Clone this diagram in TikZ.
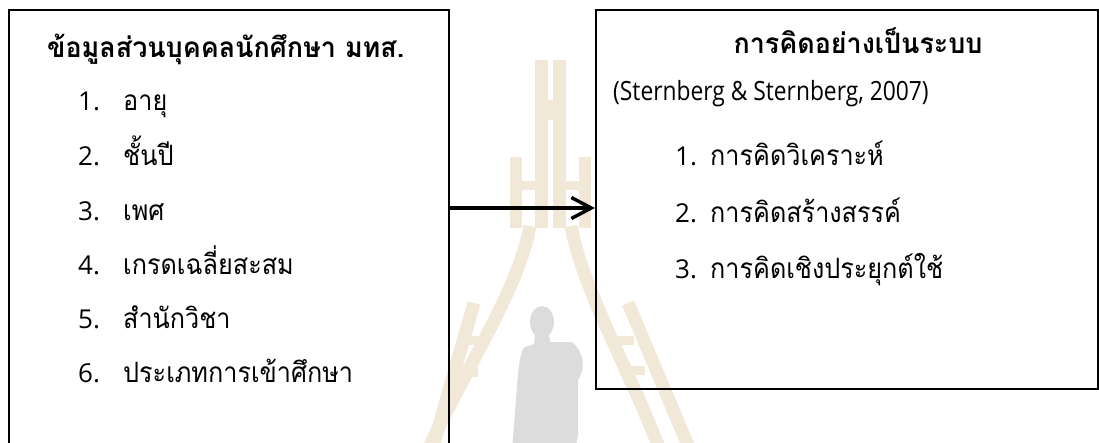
\documentclass[tikz,border=0pt]{standalone}
\usepackage{fontspec}
\setmainfont{Open Sans}
\newfontfamily\citefont[FakeStretch=0.86]{Open Sans}
\newfontfamily\thaifont[Script=Thai, FakeStretch=0.9]{Loma}
\newfontfamily\thaihead[Script=Thai, FakeStretch=0.96]{Loma}
\usetikzlibrary{arrows.meta,positioning}
\definecolor{wmtan}{RGB}{241,232,215}
\definecolor{wmgray}{RGB}{220,220,220}

\begin{document}
\begin{tikzpicture}[x=1pt, y=-1pt,
    frame/.style={draw, line width=1.8pt, inner sep=0pt, anchor=north west},
    head/.style={font=\fontsize{28}{32}\selectfont\thaihead\bfseries, inner sep=0pt},
    entry/.style={font=\fontsize{28}{32}\selectfont\thaifont, anchor=base west, inner sep=0pt},
    num/.style={font=\fontsize{26}{30}\selectfont, anchor=base west, inner sep=0pt},
    cite/.style={font=\fontsize{26.5}{30}\selectfont\citefont, anchor=base west, inner sep=0pt},
    arr/.style={-{Straight Barb[length=20pt,width=21pt]}, line width=3.4pt},
    rail/.style={wmtan, line width=13pt},
    rung/.style={wmtan, line width=9pt}
]
\useasboundingbox (0,0) rectangle (1099,442);
\clip (0,0) rectangle (1099,442);

% faint logo in the background
\fill[wmtan] (535,60) rectangle (548,228);
\fill[wmtan] (553,60) rectangle (566,228);
\fill[wmtan] (548,100) rectangle (553,120);
\fill[wmtan] (510,157) rectangle (522,228);
\fill[wmtan] (579,157) rectangle (591,228);
\draw[rung] (522,185) -- (535,185);
\draw[rung] (566,185) -- (579,185);
\draw[rail] (530,226) .. controls (518,290) and (470,360) .. (428,450);
\draw[rail] (571,226) .. controls (583,290) and (625,360) .. (660,450);
\draw[rail] (474,303) -- (432,450);
\draw[rail] (628,303) -- (690,450);
\draw[rung] (468,340) -- (490,340);
\draw[rung] (459,372) -- (478,372);
\draw[rung] (610,340) -- (634,340);
\draw[rung] (620,370) -- (645,370);
\fill[wmgray] (542,322) ellipse (12 and 16);
\fill[wmgray] (535,334) -- (549,334) -- (550,342) -- (572,342)
  .. controls (584,352) and (586,368) .. (578,380) -- (578,435) -- (575,450)
  -- (512,450) -- (516,400) .. controls (518,370) and (520,350) .. (525,347)
  -- (534,344) -- cycle;

% the two boxes
\node[frame, minimum width=440pt, minimum height=445pt] (info) at (8,9) {};
\node[frame, minimum width=502pt, minimum height=379pt] (think) at (595,9) {};

% left box texts
\node[head, anchor=base west] (infotitle) at (47,57) {ข้อมูลส่วนบุคคลนักศึกษา มทส.};
\node[num] (n1) at (78,110) {1.};
\node[entry] (i1) at (123,110) {อายุ};
\node[num] (n2) at (78,165) {2.};
\node[entry] (i2) at (123,165) {ชั้นปี};
\node[num] (n3) at (78,220) {3.};
\node[entry] (i3) at (123,220) {เพศ};
\node[num] (n4) at (78,274) {4.};
\node[entry] (i4) at (123,274) {เกรดเฉลี่ยสะสม};
\node[num] (n5) at (78,328) {5.};
\node[entry] (i5) at (123,328) {สำนักวิชา};
\node[num] (n6) at (78,382) {6.};
\node[entry] (i6) at (123,382) {ประเภทการเข้าศึกษา};

% right box texts
\node[head, anchor=base] (thinktitle) at (858,53) {การคิดอย่างเป็นระบบ};
\node[cite] (ref) at (613,100) {(Sternberg \& Sternberg, 2007)};
\node[num] (m1) at (675,165) {1.};
\node[entry] (j1) at (710,165) {การคิดวิเคราะห์};
\node[num] (m2) at (675,222) {2.};
\node[entry] (j2) at (710,222) {การคิดสร้างสรรค์};
\node[num] (m3) at (675,278) {3.};
\node[entry] (j3) at (710,278) {การคิดเชิงประยุกต์ใช้};

% link between the boxes
\coordinate (mid) at (520,208);
\draw[arr] (info.east |- mid) -- (think.west |- mid);
\end{tikzpicture}
\end{document}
# # # # # # #
TO BE DONE. Please write out all of the material above without changing a word, and omit any pictures.

ANSWER FOR THIS EXERCISE.
Clone this diagram in TikZ.
\documentclass[tikz,border=0pt]{standalone}
\usepackage{fontspec}
\setmainfont{Open Sans}
\newfontfamily\citefont[FakeStretch=0.86]{Open Sans}
\newfontfamily\thaifont[Script=Thai, FakeStretch=0.9]{Loma}
\newfontfamily\thaihead[Script=Thai, FakeStretch=0.96]{Loma}
\usetikzlibrary{arrows.meta,positioning}
\definecolor{wmtan}{RGB}{241,232,215}
\definecolor{wmgray}{RGB}{220,220,220}

\begin{document}
\begin{tikzpicture}[x=1pt, y=-1pt,
    frame/.style={draw, line width=1.8pt, inner sep=0pt, anchor=north west},
    head/.style={font=\fontsize{28}{32}\selectfont\thaihead\bfseries, inner sep=0pt},
    entry/.style={font=\fontsize{28}{32}\selectfont\thaifont, anchor=base west, inner sep=0pt},
    num/.style={font=\fontsize{26}{30}\selectfont, anchor=base west, inner sep=0pt},
    cite/.style={font=\fontsize{26.5}{30}\selectfont\citefont, anchor=base west, inner sep=0pt},
    arr/.style={-{Straight Barb[length=20pt,width=21pt]}, line width=3.4pt},
    rail/.style={wmtan, line width=13pt},
    rung/.style={wmtan, line width=9pt}
]
\useasboundingbox (0,0) rectangle (1099,442);
\clip (0,0) rectangle (1099,442);

% faint logo in the background
\fill[wmtan] (535,60) rectangle (548,228);
\fill[wmtan] (553,60) rectangle (566,228);
\fill[wmtan] (548,100) rectangle (553,120);
\fill[wmtan] (510,157) rectangle (522,228);
\fill[wmtan] (579,157) rectangle (591,228);
\draw[rung] (522,185) -- (535,185);
\draw[rung] (566,185) -- (579,185);
\draw[rail] (530,226) .. controls (518,290) and (470,360) .. (428,450);
\draw[rail] (571,226) .. controls (583,290) and (625,360) .. (660,450);
\draw[rail] (474,303) -- (432,450);
\draw[rail] (628,303) -- (690,450);
\draw[rung] (468,340) -- (490,340);
\draw[rung] (459,372) -- (478,372);
\draw[rung] (610,340) -- (634,340);
\draw[rung] (620,370) -- (645,370);
\fill[wmgray] (542,322) ellipse (12 and 16);
\fill[wmgray] (535,334) -- (549,334) -- (550,342) -- (572,342)
  .. controls (584,352) and (586,368) .. (578,380) -- (578,435) -- (575,450)
  -- (512,450) -- (516,400) .. controls (518,370) and (520,350) .. (525,347)
  -- (534,344) -- cycle;

% the two boxes
\node[frame, minimum width=440pt, minimum height=445pt] (info) at (8,9) {};
\node[frame, minimum width=502pt, minimum height=379pt] (think) at (595,9) {};

% left box texts
\node[head, anchor=base west] (infotitle) at (47,57) {ข้อมูลส่วนบุคคลนักศึกษา มทส.};
\node[num] (n1) at (78,110) {1.};
\node[entry] (i1) at (123,110) {อายุ};
\node[num] (n2) at (78,165) {2.};
\node[entry] (i2) at (123,165) {ชั้นปี};
\node[num] (n3) at (78,220) {3.};
\node[entry] (i3) at (123,220) {เพศ};
\node[num] (n4) at (78,274) {4.};
\node[entry] (i4) at (123,274) {เกรดเฉลี่ยสะสม};
\node[num] (n5) at (78,328) {5.};
\node[entry] (i5) at (123,328) {สำนักวิชา};
\node[num] (n6) at (78,382) {6.};
\node[entry] (i6) at (123,382) {ประเภทการเข้าศึกษา};

% right box texts
\node[head, anchor=base] (thinktitle) at (858,53) {การคิดอย่างเป็นระบบ};
\node[cite] (ref) at (613,100) {(Sternberg \& Sternberg, 2007)};
\node[num] (m1) at (675,165) {1.};
\node[entry] (j1) at (710,165) {การคิดวิเคราะห์};
\node[num] (m2) at (675,222) {2.};
\node[entry] (j2) at (710,222) {การคิดสร้างสรรค์};
\node[num] (m3) at (675,278) {3.};
\node[entry] (j3) at (710,278) {การคิดเชิงประยุกต์ใช้};

% link between the boxes
\coordinate (mid) at (520,208);
\draw[arr] (info.east |- mid) -- (think.west |- mid);
\end{tikzpicture}
\end{document}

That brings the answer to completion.